In either version, it is a cry from the heart – indeed, the human heart of Kilroy is literally at the center of the piece and even more so
in the shorter version – and its lost souls – living, dead, fictional – are desperately trying to hold onto their self-created illusions,
despite the presence of garbage men who are always on the ready to sweep them into the gutter. It should come as no surprise that Williams
quoted Oscar Wilde’s famed line about all of us being in the gutter while some of us were reaching for the stars.
But, if singing the praises of Williams and his poetry suggests that one should see Ten
Blocks on the Camino Real, I am sorry to have misguided the reader. This is a sloppily directed, woefully miscast, totally bizarre
interpretation, which only hints at its ideas (the best of which is the unstoppable beating heart), and which makes a lot of noise without
ever finding the dynamic that could conceivably propel it into theatrical action. And its one perfect scene – Kilroy’s seduction of
Esmeralda, the gypsy’s daughter who easily regains her virginity on an annual basis – is played with no sense whatever of the kind of sexual
intimacy that is involved in the “lifting of the veil.”

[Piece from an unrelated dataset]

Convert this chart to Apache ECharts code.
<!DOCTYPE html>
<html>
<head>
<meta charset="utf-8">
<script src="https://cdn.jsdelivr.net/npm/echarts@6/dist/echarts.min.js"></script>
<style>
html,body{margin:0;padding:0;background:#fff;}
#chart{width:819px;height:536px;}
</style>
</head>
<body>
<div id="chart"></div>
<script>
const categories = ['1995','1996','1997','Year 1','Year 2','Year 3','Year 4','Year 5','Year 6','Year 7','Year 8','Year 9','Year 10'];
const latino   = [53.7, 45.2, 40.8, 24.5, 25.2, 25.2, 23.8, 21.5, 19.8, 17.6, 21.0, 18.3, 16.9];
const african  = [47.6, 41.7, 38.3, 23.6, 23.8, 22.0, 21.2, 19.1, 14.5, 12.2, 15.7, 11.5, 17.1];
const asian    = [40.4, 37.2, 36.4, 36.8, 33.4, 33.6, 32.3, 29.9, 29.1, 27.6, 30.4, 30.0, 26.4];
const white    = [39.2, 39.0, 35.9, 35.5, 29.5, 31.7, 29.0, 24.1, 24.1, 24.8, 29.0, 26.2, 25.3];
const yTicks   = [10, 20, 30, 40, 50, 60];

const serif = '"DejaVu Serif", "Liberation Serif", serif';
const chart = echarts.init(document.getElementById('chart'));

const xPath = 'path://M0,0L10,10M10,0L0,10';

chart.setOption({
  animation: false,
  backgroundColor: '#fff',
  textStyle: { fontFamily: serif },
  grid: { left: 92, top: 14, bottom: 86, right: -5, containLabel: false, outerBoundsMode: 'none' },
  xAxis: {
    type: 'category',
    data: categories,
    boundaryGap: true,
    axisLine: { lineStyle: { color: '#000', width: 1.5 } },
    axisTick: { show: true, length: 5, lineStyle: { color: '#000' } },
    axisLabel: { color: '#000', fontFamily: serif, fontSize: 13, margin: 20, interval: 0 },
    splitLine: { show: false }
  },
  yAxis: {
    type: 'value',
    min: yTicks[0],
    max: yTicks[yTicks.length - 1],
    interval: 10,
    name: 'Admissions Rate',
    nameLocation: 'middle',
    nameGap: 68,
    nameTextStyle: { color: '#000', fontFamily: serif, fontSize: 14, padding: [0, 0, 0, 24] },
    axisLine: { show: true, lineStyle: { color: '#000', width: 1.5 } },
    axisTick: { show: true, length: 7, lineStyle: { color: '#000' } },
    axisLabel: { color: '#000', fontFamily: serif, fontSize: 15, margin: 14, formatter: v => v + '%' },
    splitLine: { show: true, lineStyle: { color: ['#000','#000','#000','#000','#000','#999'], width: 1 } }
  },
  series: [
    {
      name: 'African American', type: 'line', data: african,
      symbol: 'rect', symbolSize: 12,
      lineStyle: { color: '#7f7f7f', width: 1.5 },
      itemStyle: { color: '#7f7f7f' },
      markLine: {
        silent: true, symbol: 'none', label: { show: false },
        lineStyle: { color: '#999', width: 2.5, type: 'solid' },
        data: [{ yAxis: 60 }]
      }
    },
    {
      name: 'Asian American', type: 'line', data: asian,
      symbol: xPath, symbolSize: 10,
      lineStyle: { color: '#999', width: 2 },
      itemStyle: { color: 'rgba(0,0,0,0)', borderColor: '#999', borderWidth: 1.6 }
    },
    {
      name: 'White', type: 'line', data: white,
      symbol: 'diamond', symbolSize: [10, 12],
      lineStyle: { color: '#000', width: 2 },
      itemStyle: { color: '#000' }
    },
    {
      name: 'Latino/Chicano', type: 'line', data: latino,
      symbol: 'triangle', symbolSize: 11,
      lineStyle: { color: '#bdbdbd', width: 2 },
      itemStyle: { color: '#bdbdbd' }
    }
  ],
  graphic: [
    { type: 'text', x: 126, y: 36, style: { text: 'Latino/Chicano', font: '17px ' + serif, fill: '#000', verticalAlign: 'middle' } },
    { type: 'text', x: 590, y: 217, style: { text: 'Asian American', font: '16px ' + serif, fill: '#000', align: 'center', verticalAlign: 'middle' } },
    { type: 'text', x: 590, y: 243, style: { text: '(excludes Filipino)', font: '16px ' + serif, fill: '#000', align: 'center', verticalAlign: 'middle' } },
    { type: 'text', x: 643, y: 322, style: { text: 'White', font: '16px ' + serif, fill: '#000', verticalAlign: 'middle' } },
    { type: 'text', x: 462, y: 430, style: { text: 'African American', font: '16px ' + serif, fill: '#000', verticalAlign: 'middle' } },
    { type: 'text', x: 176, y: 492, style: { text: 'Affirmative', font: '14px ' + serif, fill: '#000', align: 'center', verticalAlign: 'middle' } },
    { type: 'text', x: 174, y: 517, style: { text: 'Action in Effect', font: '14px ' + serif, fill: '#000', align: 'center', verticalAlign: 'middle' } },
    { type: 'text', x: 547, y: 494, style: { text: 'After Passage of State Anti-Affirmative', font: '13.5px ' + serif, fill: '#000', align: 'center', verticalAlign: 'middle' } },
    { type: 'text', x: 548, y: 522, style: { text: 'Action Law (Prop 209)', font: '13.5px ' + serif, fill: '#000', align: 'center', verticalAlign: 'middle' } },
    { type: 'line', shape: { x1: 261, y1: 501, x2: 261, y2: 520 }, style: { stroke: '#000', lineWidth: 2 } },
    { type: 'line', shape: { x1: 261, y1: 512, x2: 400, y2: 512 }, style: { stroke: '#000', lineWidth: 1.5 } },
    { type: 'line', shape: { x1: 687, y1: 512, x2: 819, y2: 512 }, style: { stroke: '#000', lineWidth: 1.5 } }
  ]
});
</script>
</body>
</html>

When Elia Kazan worked on the play at the Actors Studio, he and Williams not only extended the play, but they added the character
of Lord Byron, who, even in a state of moral decay and physical deterioration, boldly strode forward to “attempt voyages,” an idea that is
echoed visually if not verbally in Ten Blocks when Don Quixote makes a brief appearance at the
end. But what voyage can be attempted on a sinking ship?